Pictures in the entries below are excluded; copy only the lines from the one containing "What Chart.js code" to the one containing "const y1Title = [['Pressure", both included.
─── EXERCISE DATA ───
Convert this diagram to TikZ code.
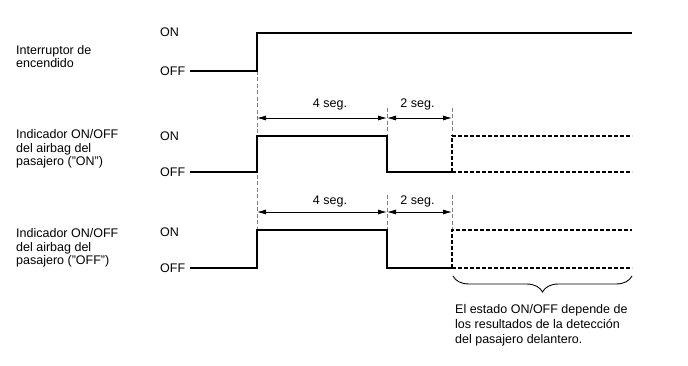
\documentclass[tikz,border=0pt]{standalone}
\usepackage{fontspec}
\setmainfont{Liberation Sans}
\usetikzlibrary{arrows.meta,decorations.pathreplacing}
\begin{document}
\begin{tikzpicture}[x=1pt,y=-1pt,
  lbl/.style={inner sep=0pt,anchor=west,align=left,font=\fontsize{12.5}{13.6}\selectfont},
  sig/.style={line width=1.4pt},
  sigdash/.style={line width=1.2pt,dash pattern=on 4pt off 2pt},
  guide/.style={gray,line width=0.5pt,dash pattern=on 4pt off 2.5pt},
  dim/.style={line width=0.8pt,{Latex[length=9pt,width=5pt]}-{Latex[length=9pt,width=5pt]}},
  brc/.style={line width=0.9pt,decorate,decoration={brace,mirror,amplitude=16pt,aspect=0.5}}]
\useasboundingbox (0,0) rectangle (688,366);
% left labels
\node[lbl] (l1) at (16,56.5) {Interruptor de\\encendido};
\node[lbl] (l2) at (16,149) {Indicador ON/OFF\\del airbag del\\pasajero ("ON")};
\node[lbl] (l3) at (16,248) {Indicador ON/OFF\\del airbag del\\pasajero ("OFF")};
% level labels
\node[lbl] (on1) at (160,32) {ON};
\node[lbl] (off1) at (160,71) {OFF};
\node[lbl] (on2) at (160,136) {ON};
\node[lbl] (off2) at (160,172) {OFF};
\node[lbl] (on3) at (160,232) {ON};
\node[lbl] (off3) at (160,268) {OFF};
% coordinates
\coordinate (a0) at (190,71);
\coordinate (a1) at (257,71);
\coordinate (a2) at (257,33);
\coordinate (a3) at (632,33);
\coordinate (b0) at (190,172);
\coordinate (b1) at (257,172);
\coordinate (b2) at (257,136);
\coordinate (b3) at (387,136);
\coordinate (b4) at (387,172);
\coordinate (b5) at (452,172);
\coordinate (b6) at (452,136);
\coordinate (b7) at (632,136);
\coordinate (b8) at (632,172);
\coordinate (c0) at (190,268);
\coordinate (c1) at (257,268);
\coordinate (c2) at (257,230);
\coordinate (c3) at (387,230);
\coordinate (c4) at (387,268);
\coordinate (c5) at (452,268);
\coordinate (c6) at (452,230);
\coordinate (c7) at (632,230);
\coordinate (c8) at (632,268);
% guides
\coordinate (g1) at (387,108);
\coordinate (g2) at (452,108);
\coordinate (g3) at (387,195);
\coordinate (g4) at (452,195);
\draw[guide] (a1) -- (c2);
\draw[guide] (g1) -- (b3);
\draw[guide] (g2) -- (b6);
\draw[guide] (g3) -- (c3);
\draw[guide] (g4) -- (c6);
% signals
\draw[sig] (a0) -- (a1) -- (a2) -- (a3);
\draw[sig] (b0) -- (b1) -- (b2) -- (b3) -- (b4) -- (b5);
\draw[sigdash] (b5) -- (b6) -- (b7);
\draw[sigdash] (b5) -- (b8);
\draw[sig] (c0) -- (c1) -- (c2) -- (c3) -- (c4) -- (c5);
\draw[sigdash] (c5) -- (c6) -- (c7);
\draw[sigdash] (c5) -- (c8);
% dimension arrows
\coordinate (d1) at (257,118);
\coordinate (d2) at (387,118);
\coordinate (d3) at (452,118);
\coordinate (e1) at (257,212);
\coordinate (e2) at (387,212);
\coordinate (e3) at (452,212);
\draw[dim] (d1) -- (d2);
\draw[dim] (d2) -- (d3);
\draw[dim] (e1) -- (e2);
\draw[dim] (e2) -- (e3);
\node[lbl,anchor=center] (t1) at (330,104.5) {4 seg.};
\node[lbl,anchor=center] (t2) at (417.5,104.5) {2 seg.};
\node[lbl,anchor=center] (t3) at (330,201.5) {4 seg.};
\node[lbl,anchor=center] (t4) at (417.5,201.5) {2 seg.};
% brace
\coordinate (br1) at (453,276);
\coordinate (br2) at (632,276);
\draw[brc] (br1) -- (br2);
\node[lbl,anchor=north west,font=\fontsize{12.5}{15}\selectfont] (note) at (455,304) {El estado ON/OFF depende de\\los resultados de la detección\\del pasajero delantero.};
\end{tikzpicture}
\end{document}
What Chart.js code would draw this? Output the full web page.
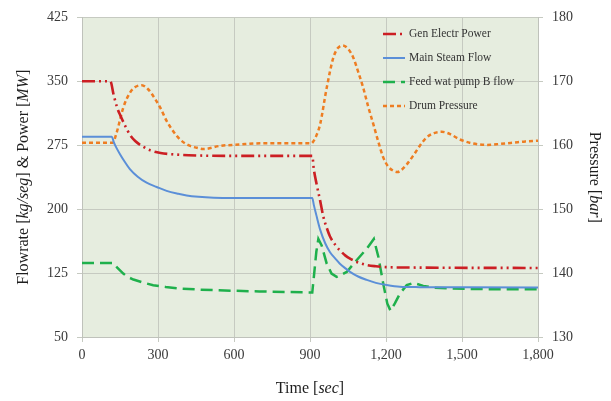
<!DOCTYPE html>
<html><head><meta charset="utf-8">
<script src="https://cdn.jsdelivr.net/npm/chart.js@4.4.0/dist/chart.umd.min.js"></script>
<style>html,body{margin:0;padding:0;background:#fff;}#wrap{width:611px;height:401px;}</style>
</head><body><div id="wrap"><canvas id="c" width="611" height="401"></canvas></div>
<script>
// ---- data ----
const seriesNames = ['Gen Electr Power', 'Main Steam Flow', 'Feed wat pump B flow', 'Drum Pressure'];
const xTickValues = [0, 300, 600, 900, 1200, 1500, 1800];
const leftTickValues = [50, 125, 200, 275, 350, 425];
const rightTickValues = [130, 140, 150, 160, 170, 180];
// axis titles: [text, italic?] pieces
const xTitle = [['Time [', false], ['sec', true], [']', false]];
const yTitle = [['Flowrate [', false], ['kg/seg', true], ['] & Power [', false], ['MW', true], [']', false]];
const y1Title = [['Pressure [', false], ['bar', true], [']', false]];

const powerT = [0, 112, 125, 140, 153, 170, 190, 210, 240, 270, 310, 360, 420, 500, 600, 909, 915, 926, 940, 952, 965, 979, 1000, 1018, 1040, 1058, 1090, 1124, 1160, 1200, 1300, 1800];
const powerV = [350, 350, 334, 318, 309, 298, 287, 280, 273.5, 269, 266, 264.3, 263.3, 262.7, 262.5, 262.5, 247, 229.5, 210, 192, 179, 168, 158, 151.6, 145.5, 142, 137.5, 134.5, 133, 132, 131.5, 131];

const steamT = [0, 118, 125, 135, 150, 170, 189, 220, 255, 295, 334, 380, 413, 460, 520, 600, 909, 915, 925, 940, 960, 979, 1000, 1018, 1040, 1058, 1090, 1124, 1160, 1203, 1255, 1334, 1500, 1800];
const steamV = [285, 285, 279, 272.5, 264.5, 255, 247, 238, 231, 226, 221.5, 218, 216, 214.5, 213.5, 213.2, 213.2, 205, 193, 176, 160, 149.5, 142, 136, 130.5, 126.5, 121, 117, 113.5, 111, 109, 108.5, 108.3, 108];

const feedT = [0, 124, 140, 163, 180, 203, 240, 281, 330, 387, 450, 518, 600, 700, 800, 909, 915, 925, 933, 946, 966, 985, 1005, 1045, 1084, 1124, 1152, 1170, 1189, 1205, 1218, 1235, 1255, 1282, 1308, 1347, 1387, 1450, 1518, 1650, 1800];
const feedV = [136.8, 136.8, 131, 124.4, 120.5, 117.4, 114, 110.8, 108.7, 106.9, 105.8, 105, 104.2, 103.5, 102.8, 102.2, 120, 150, 165, 157.5, 136, 124.4, 120.5, 126.3, 140, 153.6, 165, 143.8, 112.7, 89.4, 80.8, 89.4, 101, 110.8, 113.5, 110, 108, 107, 106.5, 106, 106];

const drumT = [0, 121, 137, 163, 189, 210, 236, 260, 281, 310, 334, 360, 387, 420, 453, 479, 545, 620, 703, 800, 905, 913, 925, 940, 966, 992, 1010, 1029, 1050, 1071, 1090, 1110, 1130, 1150, 1170, 1189, 1210, 1229, 1245, 1260, 1280, 1308, 1335, 1360, 1390, 1420, 1450, 1492, 1540, 1597, 1650, 1702, 1750, 1800];
const drumV = [160.4, 160.4, 162, 165.9, 168.2, 169.1, 169.4, 168.8, 167.7, 165.8, 163.8, 162.2, 160.9, 160.0, 159.6, 159.4, 159.9, 160.1, 160.3, 160.3, 160.3, 160.6, 161.5, 163.3, 169, 173.7, 175.2, 175.6, 175.1, 173.7, 171.5, 169, 166, 163.3, 160.5, 158.1, 156.6, 156, 155.8, 156.1, 156.9, 158.4, 160, 161.2, 161.9, 162.1, 161.8, 160.9, 160.3, 160.05, 160.2, 160.4, 160.6, 160.7];

// ---- helpers ----
const pts = (ts, vs) => ts.map((t, i) => ({x: t, y: vs[i]}));
const SERIF = "'Liberation Serif', 'DejaVu Serif', serif";

const styles = [
  {color: '#cc1f24', width: 2.6, dash: [13, 4, 2, 4, 2, 4], axis: 'y', mode: 'monotone', tension: 0.4},
  {color: '#5b8fd8', width: 2, dash: [], axis: 'y', mode: 'monotone', tension: 0.4},
  {color: '#1fb04c', width: 2.5, dash: [12, 6], axis: 'y', mode: 'default', tension: 0},
  {color: '#ee7d22', width: 2.5, dash: [4, 3], axis: 'y1', mode: 'monotone', tension: 0.4}
];
const dataPairs = [[powerT, powerV], [steamT, steamV], [feedT, feedV], [drumT, drumV]];

const datasets = seriesNames.map((name, i) => ({
  label: name,
  data: pts(dataPairs[i][0], dataPairs[i][1]),
  yAxisID: styles[i].axis,
  borderColor: styles[i].color,
  backgroundColor: styles[i].color,
  borderWidth: styles[i].width,
  borderDash: styles[i].dash,
  borderCapStyle: 'butt',
  pointRadius: 0,
  fill: false,
  tension: styles[i].tension,
  cubicInterpolationMode: styles[i].mode
}));

const plotBg = {
  id: 'plotBg',
  beforeDraw(chart) {
    const {ctx, chartArea: a} = chart;
    ctx.save();
    ctx.fillStyle = '#e6eddf';
    ctx.fillRect(a.left, a.top, a.right - a.left, a.bottom - a.top);
    ctx.restore();
  }
};

const innerLegend = {
  id: 'innerLegend',
  afterDatasetsDraw(chart) {
    const ctx = chart.ctx;
    const rows = [34, 58, 82, 106];
    ctx.save();
    seriesNames.forEach((name, i) => {
      const s = styles[i];
      ctx.beginPath();
      ctx.strokeStyle = s.color;
      ctx.lineWidth = s.width;
      ctx.setLineDash(s.dash.length ? (i === 0 ? [13, 4, 2, 20] : s.dash) : []);
      ctx.moveTo(383, rows[i]);
      ctx.lineTo(405, rows[i]);
      ctx.stroke();
      ctx.setLineDash([]);
      ctx.fillStyle = '#333333';
      ctx.font = "11.5px " + SERIF;
      ctx.textBaseline = 'middle';
      ctx.textAlign = 'left';
      ctx.fillText(name, 409, rows[i]);
    });
    ctx.restore();
  }
};

// axis titles with italic unit parts
function drawMixed(ctx, pieces, cx, cy, rot) {
  ctx.save();
  ctx.translate(cx, cy);
  ctx.rotate(rot);
  const fonts = pieces.map(p => (p[1] ? 'italic ' : '') + '16px ' + SERIF);
  let total = 0;
  const widths = pieces.map((p, i) => { ctx.font = fonts[i]; const w = ctx.measureText(p[0]).width; total += w; return w; });
  let x = -total / 2;
  ctx.fillStyle = '#1e1e1e';
  ctx.textBaseline = 'middle';
  ctx.textAlign = 'left';
  pieces.forEach((p, i) => { ctx.font = fonts[i]; ctx.fillText(p[0], x, 0); x += widths[i]; });
  ctx.restore();
}
const axisTitles = {
  id: 'axisTitles',
  afterDraw(chart) {
    const {ctx, chartArea: a} = chart;
    const midY = (a.top + a.bottom) / 2;
    drawMixed(ctx, xTitle, (a.left + a.right) / 2, 389, 0);
    drawMixed(ctx, yTitle, 24, midY, -Math.PI / 2);
    drawMixed(ctx, y1Title, 594, midY, Math.PI / 2);
  }
};

const tickFont = {family: SERIF, size: 14};

new Chart(document.getElementById('c'), {
  type: 'line',
  data: {datasets},
  plugins: [plotBg, innerLegend, axisTitles],
  options: {
    responsive: false,
    devicePixelRatio: 1,
    animation: false,
    layout: {padding: {top: 16, left: 0, right: 0, bottom: 0}},
    plugins: {legend: {display: false}, tooltip: {enabled: false}},
    scales: {
      x: {
        type: 'linear', min: 0, max: 1800,
        afterBuildTicks: (s) => { s.ticks = xTickValues.map(v => ({value: v})); },
        afterFit: (s) => { s.height = 64; },
        ticks: {font: tickFont, color: '#3a3a3a', padding: 5, maxRotation: 0},
        grid: {color: '#c6cac1', lineWidth: 1, tickLength: 5},
        border: {color: '#bfc2bb'}
      },
      y: {
        type: 'linear', position: 'left', min: 50, max: 425,
        afterBuildTicks: (s) => { s.ticks = leftTickValues.map(v => ({value: v})); },
        afterFit: (s) => { s.width = 82; },
        ticks: {font: tickFont, color: '#3a3a3a', padding: 9},
        grid: {color: '#c6cac1', lineWidth: 1, tickLength: 5},
        border: {color: '#bfc2bb'}
      },
      y1: {
        type: 'linear', position: 'right', min: 130, max: 180,
        afterBuildTicks: (s) => { s.ticks = rightTickValues.map(v => ({value: v})); },
        afterFit: (s) => { s.width = 73; },
        ticks: {font: tickFont, color: '#3a3a3a', padding: 9},
        grid: {drawOnChartArea: false, color: '#c6cac1', lineWidth: 1, tickLength: 5},
        border: {color: '#bfc2bb'}
      }
    }
  }
});
</script>
</body></html>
───
*RESPONSE BELOW*
What Chart.js code would draw this? Output the full web page.
<!DOCTYPE html>
<html><head><meta charset="utf-8">
<script src="https://cdn.jsdelivr.net/npm/chart.js@4.4.0/dist/chart.umd.min.js"></script>
<style>html,body{margin:0;padding:0;background:#fff;}#wrap{width:611px;height:401px;}</style>
</head><body><div id="wrap"><canvas id="c" width="611" height="401"></canvas></div>
<script>
// ---- data ----
const seriesNames = ['Gen Electr Power', 'Main Steam Flow', 'Feed wat pump B flow', 'Drum Pressure'];
const xTickValues = [0, 300, 600, 900, 1200, 1500, 1800];
const leftTickValues = [50, 125, 200, 275, 350, 425];
const rightTickValues = [130, 140, 150, 160, 170, 180];
// axis titles: [text, italic?] pieces
const xTitle = [['Time [', false], ['sec', true], [']', false]];
const yTitle = [['Flowrate [', false], ['kg/seg', true], ['] & Power [', false], ['MW', true], [']', false]];
const y1Title = [['Pressure [', false], ['bar', true], [']', false]];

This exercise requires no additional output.